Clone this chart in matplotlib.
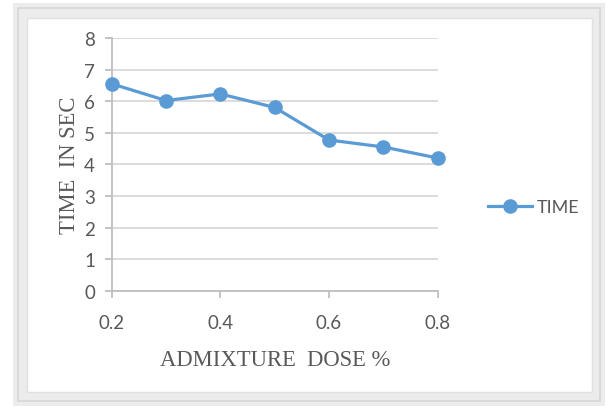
import matplotlib.pyplot as plt
from matplotlib.patches import Rectangle

# admixture dose vs setting time
dose = [0.2, 0.3, 0.4, 0.5, 0.6, 0.7, 0.8]
time_sec = [6.55, 6.02, 6.23, 5.8, 4.77, 4.55, 4.2]
x_ticks = [0.2, 0.4, 0.6, 0.8]
y_ticks = [0, 1, 2, 3, 4, 5, 6, 7, 8]

W, H = 609, 410
fig = plt.figure(figsize=(W / 100, H / 100), dpi=100)
fig.patch.set_facecolor('white')

# grey frame around the chart area
def px_rect(x0, y0, x1, y1, **kw):
    return Rectangle((x0 / W, 1 - y1 / H), (x1 - x0) / W, (y1 - y0) / H,
                     transform=fig.transFigure, zorder=-10, **kw)

fig.patches.append(px_rect(13, 4, 605, 407, facecolor='#ececec', edgecolor='none'))
fig.patches.append(px_rect(18, 9, 600, 402, facecolor='none', edgecolor='#d6d6d6', linewidth=1.2))
fig.patches.append(px_rect(27, 19, 592, 393, facecolor='white', edgecolor='#e0e0e0', linewidth=1))

ax = fig.add_axes([111.7 / W, 1 - 291.7 / H, (437.7 - 111.7) / W, (291.7 - 39) / H])
ax.set_facecolor('none')

ax.plot(dose, time_sec, color='#5b9bd5', linewidth=2.3, marker='o',
        markersize=9.5, label='TIME', zorder=3, clip_on=False)

ax.set_xlim(0.2, 0.8)
ax.set_ylim(0, 8)
ax.set_xticks(x_ticks)
ax.set_xticklabels(['0.2', '0.4', '0.6', '0.8'])
ax.set_yticks(y_ticks)

ax.grid(axis='y', color='#d9d9d9', linewidth=1.3)
ax.set_axisbelow(True)
for s in ['top', 'right']:
    ax.spines[s].set_visible(False)
for s in ['left', 'bottom']:
    ax.spines[s].set_color('#bfbfbf')
    ax.spines[s].set_linewidth(1.3)

ax.tick_params(axis='both', colors='#bfbfbf', length=5, width=1.3,
               labelcolor='#595959', labelsize=13.5)
ax.tick_params(axis='x', pad=12)
ax.tick_params(axis='y', pad=7)
for lbl in ax.get_xticklabels() + ax.get_yticklabels():
    lbl.set_family('Lato')

ax.set_xlabel('ADMIXTURE  DOSE %', family='Liberation Serif', fontsize=16.3,
              color='#595959', labelpad=13)
ax.set_ylabel('TIME  IN SEC', family='Liberation Serif', fontsize=16.3,
              color='#595959', labelpad=3)

leg = ax.legend(loc='center left', bbox_to_anchor=(1.105, 0.33), frameon=False,
                prop={'family': 'Lato', 'size': 13}, handlelength=2.4,
                handletextpad=0.3, labelcolor='#595959')

fig.savefig('out.png', dpi=100)
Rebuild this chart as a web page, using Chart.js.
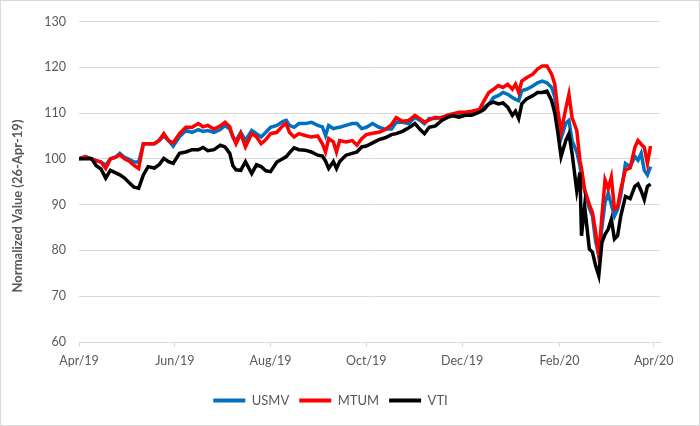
<!DOCTYPE html>
<html>
<head>
<meta charset="utf-8">
<script src="https://cdn.jsdelivr.net/npm/chart.js@4/dist/chart.umd.min.js"></script>
<style>
  html, body { margin: 0; padding: 0; background: #fff; }
  #frame { width: 700px; height: 426px; box-sizing: border-box; border: 1px solid #d9d9d9; }
  #wrap { position: relative; width: 698px; height: 424px; }
</style>
</head>
<body>
<div id="frame"><div id="wrap"><canvas id="chart"></canvas></div></div>
<script>
// days counted from 26-Apr-19 (the normalisation date)
const days = [
    0, 4, 8, 11, 14, 17, 20, 23, 26, 29, 32, 35, 38, 41, 44, 48, 51, 54, 57, 60,
    64, 68, 72, 76, 79, 82, 86, 90, 93, 96, 98, 100, 103, 106, 110, 113, 116, 119,
    122, 126, 130, 132, 134, 137, 140, 144, 148, 152, 155, 157, 159, 162, 164, 166, 170, 174, 177, 180,
    183, 187, 191, 195, 199, 202, 206, 210, 214, 217, 220, 223, 227, 231, 235, 238, 242,
    246, 250, 255, 258, 261, 264, 267, 270, 273, 276, 278, 280, 282, 285, 289, 292, 295, 298, 301, 303,
    305, 307, 310, 312, 314, 317, 319, 320, 322, 325, 327, 329, 331, 333, 335, 337, 339, 341, 343, 345, 348, 351, 354, 356, 358, 360, 362, 364
];

const usmv = [
    100, 100.5, 100, 99.6, 99.3, 98.6, 100, 100.3, 101.2, 100.3, 99.9, 99.3, 99.3, 103.3, 103.3, 103.3, 104, 105, 104, 102.8,
    104.8, 106.2, 105.8, 106.4, 106, 106.2, 105.8, 106.4, 107.3, 106.5, 104.8, 104, 105.8, 104, 106.2, 105.5, 104.8, 105.8,
    106.9, 107.3, 108.2, 108.4, 107.3, 106.9, 107.7, 107.7, 108, 107.3, 107, 105.1, 107.3, 106.6, 106.8, 106.9, 107.3, 107.7, 107.7, 106.6,
    106.9, 107.7, 106.9, 106.5, 106.5, 108, 108, 107.7, 109.1, 108.4, 107.7, 108.8, 108.8, 109.1, 109.5, 109.8, 109.5,
    109.8, 109.8, 110.4, 111.3, 112, 113.4, 113.8, 114.5, 114.1, 113.4, 113, 112.7, 114.9, 115.2, 115.9, 116.6, 117, 116.6, 115.6, 113.5,
    109, 104.5, 107.8, 108.4, 104, 101.5, 98.5, 96, 93, 89.2, 87.5, 82, 78.9, 85, 90.5, 92.5, 90, 87.5, 89, 92, 99, 98.3, 100.5, 99.7, 101.2, 97.5, 96.5, 98.3
];

const mtum = [
    100, 100.5, 100, 99.6, 99.3, 97.9, 100, 100.3, 100.9, 100, 99.5, 98.6, 97.9, 103.3, 103.3, 103.3, 104, 105.5, 104, 103.5,
    105.5, 106.9, 106.9, 107.7, 107, 107.3, 106.5, 107.2, 108, 107, 104.8, 103.3, 105.5, 102.6, 105.5, 104.8, 103.3, 104.2,
    105.5, 105.8, 107.3, 107.7, 105.8, 104.8, 105.5, 105.1, 104.8, 105, 103.3, 101.5, 104.4, 103.7, 101.5, 104, 103.7, 104, 103, 104.4,
    105.3, 105.6, 105.8, 106.4, 107.5, 109, 108.2, 108.4, 109.5, 108.8, 108, 108.5, 109.1, 108.9, 109.6, 109.8, 110.2,
    110.2, 110.4, 110.8, 112.7, 114.5, 115.2, 116, 115.6, 116.3, 115.2, 116.3, 114.5, 117, 117.7, 118.5, 119.6, 120.3, 120.3, 118.5, 116.3,
    110.5, 105.9, 111, 114.1, 109, 106.2, 99.7, 98, 93.3, 90, 88.3, 84, 78.9, 87.5, 95.4, 93.5, 96, 89, 89.5, 93.3, 97.6, 98, 102.5, 104, 103.2, 102.5, 99, 102.8
];

const vti = [
    100, 100, 100, 98.5, 97.8, 95.8, 97.5, 97, 96.5, 95.8, 94.8, 93.8, 93.6, 96.5, 98.3, 98, 98.7, 100.1, 99.4, 99,
    101.2, 101.5, 102, 102, 102.5, 101.8, 102, 103, 102.6, 101.2, 98.5, 97.6, 97.5, 99.4, 96.8, 98.7, 98.3, 97.4,
    97.2, 99.3, 100.1, 100.5, 101.3, 102.4, 102, 101.9, 101.5, 100.8, 100.6, 99.5, 97.9, 99.4, 97.9, 99.4, 100.8, 101.2, 101.5, 102.6,
    102.8, 103.5, 104.2, 104.6, 105.3, 105.5, 106, 106.8, 107.7, 106.5, 105.5, 106.9, 107.2, 108.4, 109.1, 109.4, 109.1,
    109.5, 109.5, 110.2, 110.8, 112, 112.4, 112, 112.2, 111.3, 109.5, 110.4, 108.8, 112, 113.1, 113.8, 114.5, 114.5, 114.8, 112.7, 110,
    105.6, 100.5, 104, 105.5, 101.2, 93, 97, 83.2, 89.7, 80.3, 79.6, 76.7, 74.5, 81.7, 83.5, 84.6, 86.8, 82.5, 83.2, 87.5, 91.8, 91.3, 94, 94.5, 93, 91.1, 94, 94.5
];

// x-axis ticks every two months (26th of the month)
const tickDays = [0, 61, 122, 183, 244, 306, 366];
const tickLabels = ['Apr/19', 'Jun/19', 'Aug/19', 'Oct/19', 'Dec/19', 'Feb/20', 'Apr/20'];
const yTitle = 'Normalized Value (26-Apr-19)';

const gray = '#595959';
const gridGray = '#d9d9d9';
const font = 'Lato, "Noto Sans", sans-serif';

function toPoints(values) {
    return days.map((d, i) => ({ x: d, y: values[i] }));
}

// rotated y title, placed like the Excel original (a bit below the axis middle)
const yTitlePlugin = {
    id: 'yTitle',
    afterDraw(chart) {
        const ctx = chart.ctx;
        ctx.save();
        ctx.translate(17, 205);
        ctx.rotate(-Math.PI / 2);
        ctx.font = 'bold 13px ' + font;
        ctx.fillStyle = gray;
        ctx.textAlign = 'center';
        ctx.textBaseline = 'middle';
        ctx.fillText(yTitle, 0, 0);
        ctx.restore();
    }
};

const lineStyle = { borderWidth: 3.5, pointRadius: 0, tension: 0, fill: false };

new Chart(document.getElementById('chart'), {
    type: 'line',
    data: {
        datasets: [
            { label: 'USMV', data: toPoints(usmv), borderColor: '#0070c0', backgroundColor: '#0070c0', order: 3, ...lineStyle },
            { label: 'MTUM', data: toPoints(mtum), borderColor: '#ff0000', backgroundColor: '#ff0000', order: 2, ...lineStyle },
            { label: 'VTI', data: toPoints(vti), borderColor: '#000000', backgroundColor: '#000000', order: 1, ...lineStyle }
        ]
    },
    options: {
        responsive: true,
        maintainAspectRatio: false,
        animation: false,
        layout: { padding: { top: 12, right: 39, left: 0, bottom: 8 } },
        scales: {
            x: {
                type: 'linear',
                min: 0,
                max: 370,
                afterBuildTicks: scale => { scale.ticks = tickDays.map(v => ({ value: v })); },
                afterFit: scale => { scale.height = 42; },
                ticks: {
                    autoSkip: false,
                    maxRotation: 0,
                    padding: 6,
                    color: gray,
                    font: { family: font, size: 12.5 },
                    callback: v => tickLabels[tickDays.indexOf(v)] || ''
                },
                grid: { drawOnChartArea: false, drawTicks: true, tickLength: 5, color: gridGray },
                border: { display: true, color: gridGray, width: 1 }
            },
            y: {
                min: 60,
                max: 130,
                afterFit: scale => { scale.width = 78; },
                ticks: {
                    stepSize: 10,
                    padding: 13,
                    color: gray,
                    font: { family: font, size: 12.5 }
                },
                grid: { color: gridGray, drawTicks: false, lineWidth: 1 },
                border: { display: false }
            }
        },
        plugins: {
            legend: {
                position: 'bottom',
                labels: {
                    boxWidth: 32,
                    boxHeight: 4,
                    padding: 10,
                    color: gray,
                    font: { family: font, size: 13 },
                    // keep USMV, MTUM, VTI order even though VTI is drawn on top
                    sort: (a, b) => a.datasetIndex - b.datasetIndex,
                    generateLabels: chart => Chart.defaults.plugins.legend.labels.generateLabels(chart)
                        .map(item => ({ ...item, lineWidth: 0 }))
                }
            },
            tooltip: { enabled: false }
        }
    },
    plugins: [yTitlePlugin]
});
</script>
</body>
</html>
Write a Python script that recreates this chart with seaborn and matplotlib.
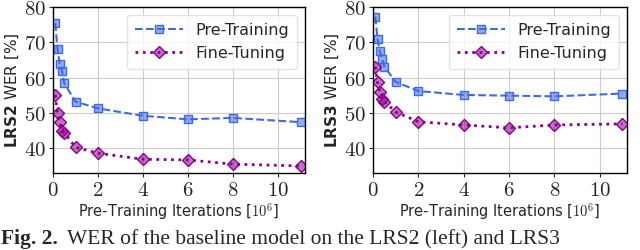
import numpy as np
import pandas as pd
import matplotlib
matplotlib.use('Agg')
import matplotlib.pyplot as plt
import seaborn as sns
from matplotlib.colors import to_rgba
from matplotlib.ticker import FuncFormatter

# data
iters = [0.1, 0.2, 0.3, 0.4, 0.5, 1, 2, 4, 6, 8, 11]
lrs2_pre = [75.4, 68.1, 63.9, 61.9, 58.4, 53.2, 51.3, 49.2, 48.2, 48.6, 47.4]
lrs2_ft = [55.1, 49.9, 47.5, 45.0, 44.4, 40.3, 38.6, 36.9, 36.7, 35.5, 35.0]
lrs3_pre = [77.3, 70.9, 67.5, 65.2, 63.1, 58.8, 56.2, 55.1, 54.9, 54.7, 55.5]
lrs3_ft = [63.1, 58.7, 56.0, 53.9, 53.2, 50.3, 47.5, 46.6, 45.8, 46.6, 46.9]

sns.set_style('whitegrid', {'grid.color': '#cccccc', 'axes.edgecolor': 'black'})
plt.rcParams['font.family'] = ['DejaVu Sans']
plt.rcParams['mathtext.fontset'] = 'cm'

blue = '#4169e1'
purple = '#8b008b'

fig = plt.figure(figsize=(6.4, 2.5), dpi=100)
ax1 = fig.add_axes([53 / 640, 1 - 173 / 250, 252 / 640, 166 / 250])
ax2 = fig.add_axes([373 / 640, 1 - 173 / 250, 254 / 640, 166 / 250])

panels = [(ax1, lrs2_pre, lrs2_ft, 'LRS2'),
          (ax2, lrs3_pre, lrs3_ft, 'LRS3')]

for ax, pre, ft, name in panels:
    df = pd.DataFrame({'it': iters, 'pre': pre, 'ft': ft})
    sns.lineplot(data=df, x='it', y='pre', ax=ax, color=blue, linestyle='--',
                 marker='s', markersize=6, markerfacecolor=to_rgba(blue, 0.55),
                 markeredgecolor=blue, markeredgewidth=1.0, label='Pre-Training')
    sns.lineplot(data=df, x='it', y='ft', ax=ax, color=purple, linestyle=':',
                 linewidth=2, marker='D', markersize=6,
                 markerfacecolor=to_rgba(purple, 0.55), markeredgecolor=purple,
                 markeredgewidth=1.0, label='Fine-Tuning')
    ax.set_xlim(0, 11.2)
    ax.set_ylim(33, 80)
    ax.set_xticks([0, 2, 4, 6, 8, 10])
    ax.set_yticks([40, 50, 60, 70, 80])
    fmt = FuncFormatter(lambda v, p: r'$%d$' % v)
    ax.xaxis.set_major_formatter(fmt)
    ax.yaxis.set_major_formatter(fmt)
    ax.tick_params(axis='both', labelsize=15, length=3, width=0.8,
                   direction='out', bottom=True, left=True, pad=2)
    for s in ax.spines.values():
        s.set_color('black')
        s.set_linewidth(1.0)
    ax.set_xlabel(r'Pre-Training Iterations [$10^6$]', fontsize=10.5, labelpad=1)
    ax.set_ylabel(r'$\mathbf{%s}\ \mathrm{WER}\ [\%%]$' % name, fontsize=11,
                  labelpad=2, math_fontfamily='dejavusans')
    leg = ax.legend(loc='upper right', fontsize=11.5, handlelength=3,
                    frameon=True, fancybox=True, framealpha=0.8,
                    borderpad=0.5, labelspacing=0.5)
    leg.get_frame().set_edgecolor('#dddddd')

fig.text(0.002, 0.004, 'Fig. 2.', fontsize=15.5, fontweight='bold',
         family='Liberation Serif', va='bottom', ha='left')
fig.text(0.105, 0.004, 'WER of the baseline model on the LRS2 (left) and LRS3',
         fontsize=15.5, family='Liberation Serif', va='bottom', ha='left')

fig.savefig('out.png', dpi=100)
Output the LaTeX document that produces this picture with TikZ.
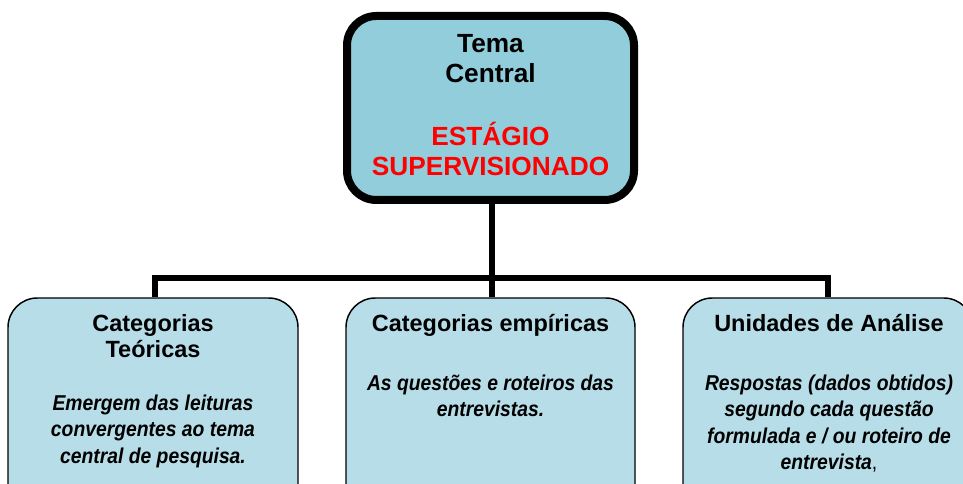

____________________

§ **What the exercise asks**
Skip the pictures. Restate exactly the lines from the start of the entries through the line containing "transform=fig.transFigure, zorder=-10, **kw)", both ends included.

§ **Written answer**
Clone this chart in matplotlib.
import matplotlib.pyplot as plt
from matplotlib.patches import Rectangle

# admixture dose vs setting time
dose = [0.2, 0.3, 0.4, 0.5, 0.6, 0.7, 0.8]
time_sec = [6.55, 6.02, 6.23, 5.8, 4.77, 4.55, 4.2]
x_ticks = [0.2, 0.4, 0.6, 0.8]
y_ticks = [0, 1, 2, 3, 4, 5, 6, 7, 8]

W, H = 609, 410
fig = plt.figure(figsize=(W / 100, H / 100), dpi=100)
fig.patch.set_facecolor('white')

# grey frame around the chart area
def px_rect(x0, y0, x1, y1, **kw):
    return Rectangle((x0 / W, 1 - y1 / H), (x1 - x0) / W, (y1 - y0) / H,
                     transform=fig.transFigure, zorder=-10, **kw)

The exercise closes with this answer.